Let us all have a "broken and contrite heart" before the Lord as we come together for Palm Sunday tomorrow, remembering Jesus as he entered Jerusalem as the who was about to take away the sins of this world! (John 1:29)
|Passage: 2 Samuel 8-12|
On Sunday, April 17, 2011, Stephen wrote,
“Don’t be afraid,” David said to him, “for I will surely show you kindness for the sake of your father Jonathan. I will restore to you all the land that belonged to your grandfather Saul, and you will always eat at my table.”
|Passage: 2 Samuel 8-12|
On Thursday, April 14, 2011 (Last Updated on 4/16/2012), Aaron wrote,
3 questions regarding Bathsheba and Uriah. #1, would she have slept with David simply because he was King, and was more or less bound to abide by his request? Just curious as why she would have "willingly" done this.
#2, why was it important that Uriah go back and sleep with Bathsheba after David did? Am I forgetting one of the laws that would have absolved David of what he did if Uriah would have slept with Bathsheba?
#3, did David have Uriah killed only so he could marry Bathsheba?
Yujin responds... Sorry Aaron. I must have missed these questions last year. Great questions! First, we are not told if Bathsheba went willingly or by coercion. But the sense that you get is that she went voluntarily since coercing women seems so out of character for David. But I would not read too much into this since the Bible is largely silent on this matter.
Second, David likely encouraged Uriah to sleep with his wife so that he would think that the child was his own and not David's. He was trying to cover up his adultery with Bathsheba.

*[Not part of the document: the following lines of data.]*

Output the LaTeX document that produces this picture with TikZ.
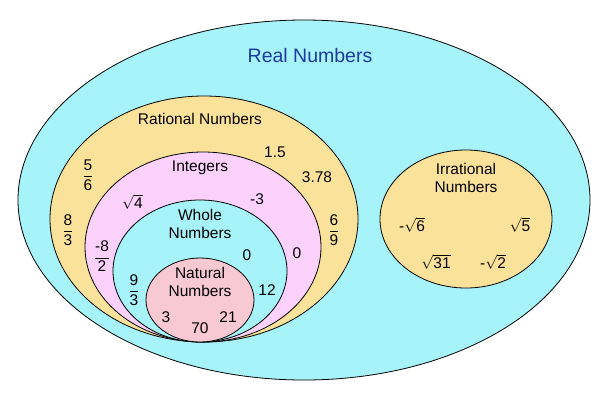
\documentclass[tikz,border=0pt]{standalone}
\usepackage{fontspec}
\setmainfont{Liberation Sans}
\definecolor{realc}{HTML}{A6F3FA}
\definecolor{ratc}{HTML}{FBE29B}
\definecolor{intc}{HTML}{FCD2FC}
\definecolor{natc}{HTML}{F9C9D3}
\definecolor{titlec}{HTML}{1E3A9E}
\newcommand{\fr}[2]{$\displaystyle\frac{\hbox{#1}}{\hbox{#2}}$}
\newcommand{\rt}[1]{$\sqrt{\hbox{#1}}$}
\begin{document}
\begin{tikzpicture}[x=1pt,y=-1pt,
  setline/.style={draw=black,line width=0.8pt},
  lbl/.style={inner sep=0pt,font=\fontsize{15.5}{17.5}\selectfont,align=center}]
\useasboundingbox (0,0) rectangle (600,400);
\fill[white] (0,0) rectangle (600,400);
\path[setline,fill=realc] (304,200) ellipse [x radius=286,y radius=180];
\path[setline,fill=ratc] (204,219) ellipse [x radius=154,y radius=123];
\path[setline,fill=intc] (203,247) ellipse [x radius=118,y radius=95];
\path[setline,fill=realc] (200,271) ellipse [x radius=87,y radius=71];
\path[setline,fill=natc] (200,300) ellipse [x radius=54,y radius=42];
\path[setline,fill=ratc] (466,219) ellipse [x radius=86,y radius=69];

\node[lbl,text=titlec,font=\fontsize{19.5}{22}\selectfont] (real) at (310,56) {Real Numbers};
\node[lbl] (rat) at (200,119) {Rational Numbers};
\node[lbl] (n15) at (275,152) {1.5};
\node[lbl] (n378) at (317,177.5) {3.78};
\node[lbl] (f56) at (88,175) {\fr{5}{6}};
\node[lbl] (f83) at (68,230) {\fr{8}{3}};
\node[lbl] (f69) at (334,230) {\fr{6}{9}};
\node[lbl] (int) at (200,167.5) {Integers};
\node[lbl] (r4) at (132.5,202) {\rt{4}};
\node[lbl] (m3) at (257,199) {-3};
\node[lbl] (f82) at (102,256) {\fr{-8}{2}};
\node[lbl] (zero2) at (297,253) {0};
\node[lbl] (whole) at (200,224) {Whole\\Numbers};
\node[lbl] (zero1) at (247,255) {0};
\node[lbl] (f93) at (134,290) {\fr{9}{3}};
\node[lbl] (n12) at (267,290) {12};
\node[lbl] (nat) at (200,282) {Natural\\Numbers};
\node[lbl] (n3) at (166,317) {3};
\node[lbl] (n70) at (200,328) {70};
\node[lbl] (n21) at (228,317) {21};
\node[lbl] (irr) at (466,178) {Irrational\\Numbers};
\node[lbl] (r6) at (412,225) {-\rt{6}};
\node[lbl] (r5) at (520,225) {\rt{5}};
\node[lbl] (r31) at (436,262) {\rt{31}};
\node[lbl] (r2) at (493,262) {-\rt{2}};
\end{tikzpicture}
\end{document}
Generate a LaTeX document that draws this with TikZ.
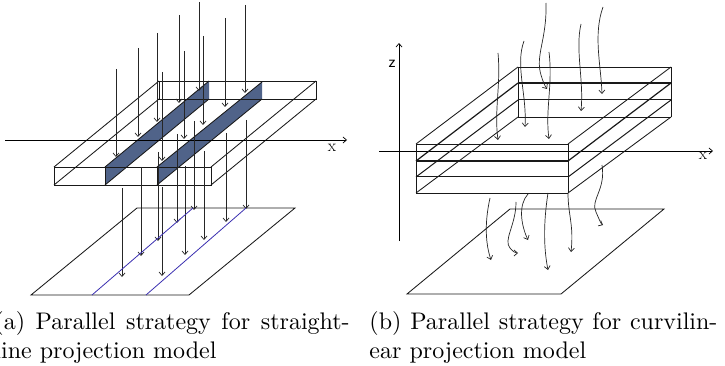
\documentclass[tikz,border=0pt]{standalone}
\usepackage{tikz}
\usetikzlibrary{arrows.meta}
\usepackage{xcolor}
\definecolor{slabblue}{HTML}{506389}
\definecolor{lineblue}{HTML}{3A2FB0}
\tikzset{
    ray/.style={->, line width=0.7pt, black!85},
    edge/.style={line width=0.85pt, black!90},
    axislabel/.style={font=\fontsize{17}{17}\selectfont, inner sep=0pt},
    caption/.style={font=\normalsize, scale=2.4, text width=#1, align=justify, anchor=north west, inner sep=0pt}
}

\begin{document}
\begin{tikzpicture}[x=1pt, y=-1pt, >={Straight Barb[length=3.5pt,width=6pt]}]
    \useasboundingbox (0,0) rectangle (725,366);

    % Left: blue slabs
    \fill[slabblue] (105,167) -- (105,185) -- (209,99) -- (209,81) -- cycle;
    \fill[slabblue] (157,167) -- (157,185) -- (262,99) -- (262,82) -- cycle;

    % Left: box
    \draw[edge] (54,167) rectangle (211,185);
    \draw[edge] (159,81) rectangle (316,99);
    \foreach \xa/\ya/\xb/\yb in {54/167/159/81, 54/185/159/99, 211/167/316/81, 211/185/316/99, 105/167/209/81, 105/185/209/99, 157/167/262/82, 157/185/262/99, 105/167/105/185, 157/167/157/185}
        \draw[edge] (\xa,\ya) -- (\xb,\yb);

    % Left: x axis
    \draw[->, line width=0.7pt] (5,140) -- (347,140);
    \node[axislabel] (xleft) at (332,148) {x};

    % Left: rays above the box
    \foreach \x/\ya/\yb in {116/69/157, 138/48/137, 157/33/122, 162/72/161, 179/15/103, 184/51/139, 199/2/91, 203/36/125, 225/18/107, 245/5/93}
        \draw[ray] (\x,\ya) -- (\x,\yb);

    % Left: rays below the box
    \foreach \x/\ya/\yb in {122/188/277, 141/167/256, 158/152/241, 162/187/276, 177/134/223, 185/166/255, 194/121/210, 204/151/240, 226/133/222, 246/120/209}
        \draw[ray] (\x,\ya) -- (\x,\yb);

    % Left: image plane
    \draw[edge] (31,295) -- (189,295) -- (295,208) -- (137,208) -- cycle;
    \draw[line width=0.8pt, lineblue] (92,295) -- (193,208);
    \draw[line width=0.8pt, lineblue] (146,295) -- (246,208);

    % Right: axes
    \draw[->, line width=0.7pt] (399,241) -- (399,43);
    \draw[->, line width=0.7pt] (379,151) -- (713,151);
    \node[axislabel, font=\fontsize{17}{17}\sffamily] (zright) at (392,64) {z};
    \node[axislabel] (xright) at (703,156) {x};

    % Right: layered box
    \foreach \yf/\yb/\lw in {144/67/0.85, 161/83/1.2, 177/100/1.0, 193/117/0.85} {
        \draw[edge, line width=\lw pt] (416,\yf) -- (568,\yf);
        \draw[edge, line width=\lw pt] (518,\yb) -- (671,\yb);
        \draw[edge, line width=\lw pt] (416,\yf) -- (518,\yb);
        \draw[edge, line width=\lw pt] (568,\yf) -- (671,\yb);
    }
    \foreach \x/\ya/\yb in {416/144/193, 568/144/193, 518/67/117, 671/67/117}
        \draw[edge] (\x,\ya) -- (\x,\yb);

    % Right: curved rays above the box
    \draw[ray] (498,53) .. controls (501,85) and (494,110) .. (498,140);
    \draw[ray] (524,41) .. controls (515,65) and (527,95) .. (525,127);
    \draw[ray] (546,3) .. controls (547,40) and (535,55) .. (541,75) .. controls (543,82) and (545,86) .. (547,89);
    \draw[ray] (549,52) .. controls (553,85) and (545,110) .. (549,139);
    \draw[ray] (581,24) .. controls (575,50) and (584,80) .. (581,111);
    \draw[ray] (603,7) .. controls (593,35) and (601,65) .. (602,94);

    % Right: curved rays below the box
    \draw[ray] (490,198) .. controls (484,225) and (486,245) .. (491,260);
    \draw[ray] (516,202) .. controls (516,225) and (503,240) .. (510,248) .. controls (513,252) and (516,253) .. (518,253);
    \draw[ray] (528,194) .. controls (518,205) and (521,225) .. (528,240);
    \draw[ray] (548,193) .. controls (543,225) and (544,250) .. (548,270);
    \draw[ray] (568,193) .. controls (568,215) and (574,225) .. (571,252);
    \draw[ray] (602,165) .. controls (606,190) and (590,200) .. (596,212) .. controls (599,219) and (601,224) .. (603,225);

    % Right: image plane
    \draw[edge] (407,294) -- (561,294) -- (664,209) -- (510,209) -- cycle;

    % Captions
    \node[caption=148pt] (capa) at (-6,311) {(a) Parallel strategy for straight-\linebreak line projection model};
    \node[caption=145pt] (capb) at (369,311) {(b) Parallel strategy for curvilin-\linebreak ear projection model};
\end{tikzpicture}
\end{document}
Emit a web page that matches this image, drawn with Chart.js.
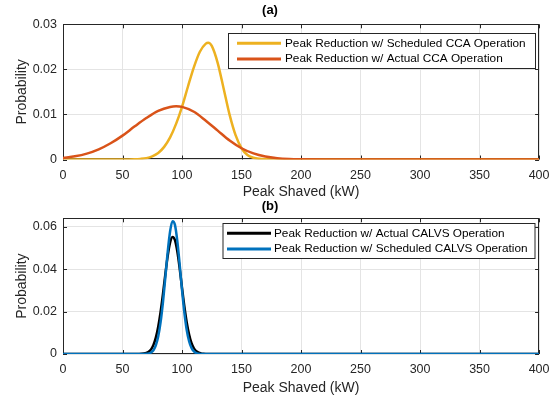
<!DOCTYPE html>
<html>
<head>
<meta charset="utf-8">
<script src="https://cdn.jsdelivr.net/npm/chart.js@4.4.0/dist/chart.umd.min.js"></script>
<style>
  html, body { margin: 0; padding: 0; background: #fff; overflow: hidden; width: 558px; height: 396px; }
  .panel { position: absolute; left: 0; width: 558px; }
  #panelA { top: 0; height: 200px; }
  #panelB { top: 196px; height: 204px; }
</style>
</head>
<body>
<div class="panel" id="panelA"><canvas id="chartA" width="558" height="200"></canvas></div>
<div class="panel" id="panelB"><canvas id="chartB" width="558" height="204"></canvas></div>
<script>
'use strict';

// (a) CCA peak reduction densities
const kwSchedCCA = [0, 50, 60, 65, 70, 75, 80, 85, 90, 95, 100, 105, 110, 115, 120, 122, 125, 130, 135, 140, 145, 150, 155, 160, 165, 170, 180, 200, 400];
const probSchedCCA = [0, 0, 0.00005, 0.00013, 0.0003, 0.0007, 0.00145, 0.0028, 0.0049, 0.0079, 0.0117, 0.0162, 0.0205, 0.0239, 0.0257, 0.0259, 0.0252, 0.0214, 0.0157, 0.0099, 0.0054, 0.0025, 0.0010, 0.0004, 0.00015, 0.00005, 0.00001, 0, 0];
const kwActualCCA = [0, 10, 20, 30, 40, 50, 60, 70, 80, 90, 95, 100, 110, 120, 130, 140, 150, 160, 170, 180, 190, 200, 220, 400];
const probActualCCA = [0.00035, 0.0007, 0.0013, 0.00225, 0.0036, 0.0053, 0.0073, 0.0092, 0.0108, 0.01166, 0.0118, 0.01168, 0.0106, 0.0086, 0.0064, 0.0042, 0.0025, 0.00135, 0.00066, 0.00029, 0.00011, 0.00004, 0, 0];

// (b) CALVS peak reduction densities
const kwActualCALVS = [0, 60, 64, 66, 68, 70, 72, 74, 76, 78, 80, 82, 84, 86, 88, 90, 92, 94, 96, 98, 100, 102, 104, 106, 108, 110, 112, 114, 116, 118, 120, 124, 400];
const probActualCALVS = [0, 0, 0.00002, 0.00007, 0.00019, 0.00046, 0.00104, 0.0022, 0.0043, 0.0077, 0.0129, 0.0199, 0.0284, 0.0377, 0.0463, 0.0526, 0.0552, 0.0538, 0.0485, 0.0405, 0.0312, 0.0223, 0.0148, 0.0091, 0.0051, 0.0027, 0.0013, 0.0006, 0.00025, 0.0001, 0.00003, 0, 0];
const kwSchedCALVS = [0, 66, 68, 70, 72, 74, 76, 78, 80, 82, 84, 86, 88, 90, 92, 94, 96, 98, 100, 102, 104, 106, 108, 110, 112, 114, 116, 120, 400];
const probSchedCALVS = [0, 0, 0.00002, 0.00009, 0.00026, 0.00073, 0.0018, 0.0041, 0.0082, 0.0150, 0.0245, 0.0362, 0.0483, 0.0579, 0.0626, 0.0610, 0.0535, 0.0424, 0.0302, 0.0194, 0.0112, 0.0059, 0.0028, 0.0012, 0.00045, 0.00015, 0.00005, 0, 0];

const FONT = '"Liberation Sans", Arial, Helvetica, sans-serif';
const AXIS_CLR = '#262626';
const pts = (xs, ys) => xs.map((x, i) => ({ x, y: ys[i] }));

// box around the plot area plus inward tick marks on all four sides
const axesBox = {
  id: 'axesBox',
  beforeDatasetsDraw(chart) {
    const { ctx, chartArea: a, scales: { x, y } } = chart;
    ctx.save();
    ctx.strokeStyle = AXIS_CLR;
    ctx.lineWidth = 1;
    ctx.beginPath();
    x.ticks.forEach(t => {
      const px = Math.round(x.getPixelForValue(t.value)) + 0.5;
      ctx.moveTo(px, a.bottom); ctx.lineTo(px, a.bottom - 4);
      ctx.moveTo(px, a.top); ctx.lineTo(px, a.top + 4);
    });
    y.ticks.forEach(t => {
      const py = Math.round(y.getPixelForValue(t.value)) + 0.5;
      ctx.moveTo(a.left, py); ctx.lineTo(a.left + 4, py);
      ctx.moveTo(a.right, py); ctx.lineTo(a.right - 4, py);
    });
    ctx.stroke();
    ctx.strokeRect(Math.round(a.left) + 0.5, Math.round(a.top) + 0.5, Math.round(a.width) - 1, Math.round(a.height) - 1);
    ctx.restore();
  }
};

// framed legend inside the axes
const boxLegend = {
  id: 'boxLegend',
  afterDraw(chart, args, o) {
    const { ctx } = chart;
    ctx.save();
    ctx.fillStyle = '#fff';
    ctx.fillRect(o.x, o.y, o.w, o.h);
    ctx.strokeStyle = AXIS_CLR;
    ctx.lineWidth = 1;
    ctx.strokeRect(o.x + 0.5, o.y + 0.5, o.w, o.h);
    ctx.font = `11.8px ${FONT}`;
    ctx.textBaseline = 'middle';
    chart.data.datasets.forEach((ds, i) => {
      const ly = o.rows[i];
      ctx.strokeStyle = ds.borderColor;
      ctx.lineWidth = 3;
      ctx.beginPath();
      ctx.moveTo(o.lineX, ly); ctx.lineTo(o.lineX + 44, ly);
      ctx.stroke();
      ctx.fillStyle = '#000';
      ctx.fillText(ds.label, o.textX, ly);
    });
    ctx.restore();
  }
};

function makeChart(id, cfg) {
  const n = cfg.series.length;
  return new Chart(document.getElementById(id), {
    type: 'line',
    data: {
      // later series are painted over earlier ones
      datasets: cfg.series.map((s, i) => ({
        label: s.label,
        data: pts(s.x, s.y),
        order: n - i,
        borderColor: s.color,
        backgroundColor: s.color,
        borderWidth: 2.5,
        pointRadius: 0,
        cubicInterpolationMode: 'monotone',
        fill: false
      }))
    },
    options: {
      responsive: false,
      animation: false,
      layout: { padding: { left: 0, right: 18, top: 0, bottom: 0 } },
      plugins: {
        legend: { display: false },
        tooltip: { enabled: false },
        title: {
          display: true, text: cfg.title, color: '#000',
          font: { family: FONT, size: 13, weight: 'bold' },
          padding: { top: 2.2, bottom: cfg.titleGap }
        },
        boxLegend: cfg.legend
      },
      scales: {
        x: {
          type: 'linear', min: 0, max: 400,
          ticks: { stepSize: 50, color: AXIS_CLR, padding: 8.5, font: { family: FONT, size: 12.5 } },
          grid: { color: '#e4e4e4', drawTicks: false },
          border: { display: false },
          title: { display: true, text: 'Peak Shaved (kW)', color: AXIS_CLR, font: { family: FONT, size: 14, lineHeight: 1.15 }, padding: { top: 0, bottom: cfg.xTitlePad } },
          afterFit: s => { s.height = cfg.xAxisHeight; }
        },
        y: {
          min: 0, max: cfg.yMax,
          ticks: {
            stepSize: cfg.yStep, includeBounds: false, color: AXIS_CLR, padding: 6,
            font: { family: FONT, size: 12.5 },
            callback: v => v === 0 ? '0' : v.toFixed(2)
          },
          grid: { color: '#e4e4e4', drawTicks: false },
          border: { display: false },
          title: { display: true, text: 'Probability', color: AXIS_CLR, font: { family: FONT, size: 14, lineHeight: 1.15 }, padding: { top: 14, bottom: 0 } },
          afterFit: s => { s.width = 63; }
        }
      }
    },
    plugins: [axesBox, boxLegend]
  });
}

makeChart('chartA', {
  title: '(a)', titleGap: 6.5, yMax: 0.03, yStep: 0.01, xAxisHeight: 40.5, xTitlePad: 0,
  series: [
    { label: 'Peak Reduction w/ Scheduled CCA Operation', x: kwSchedCCA, y: probSchedCCA, color: '#EDB120' },
    { label: 'Peak Reduction w/ Actual CCA Operation', x: kwActualCCA, y: probActualCCA, color: '#D95319' }
  ],
  legend: { x: 228, y: 33, w: 307, h: 35, lineX: 237, textX: 285, rows: [43.3, 59] }
});

makeChart('chartB', {
  title: '(b)', titleGap: 4.5, yMax: 0.064, yStep: 0.02, xAxisHeight: 46, xTitlePad: 3.5,
  series: [
    { label: 'Peak Reduction w/ Actual CALVS Operation', x: kwActualCALVS, y: probActualCALVS, color: '#000000' },
    { label: 'Peak Reduction w/ Scheduled CALVS Operation', x: kwSchedCALVS, y: probSchedCALVS, color: '#0072BD' }
  ],
  legend: { x: 222.5, y: 27, w: 312, h: 35, lineX: 227, textX: 274, rows: [37.3, 53] }
});
</script>
</body>
</html>
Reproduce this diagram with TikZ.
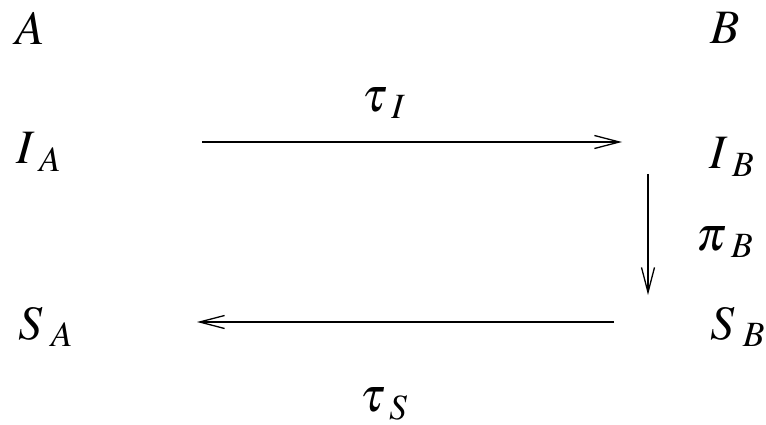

Third, I don't think David killed Uriah to marry Bathsheba but because he could not otherwise hide his sin. Consider this. If Uriah, who was a mighty man, were to find out about what David did, he might have sought vengeance against David. I'm thinking that David thought this was the only way he could make the best of the situation. Yet, it is revealing how sin breeds even more sin.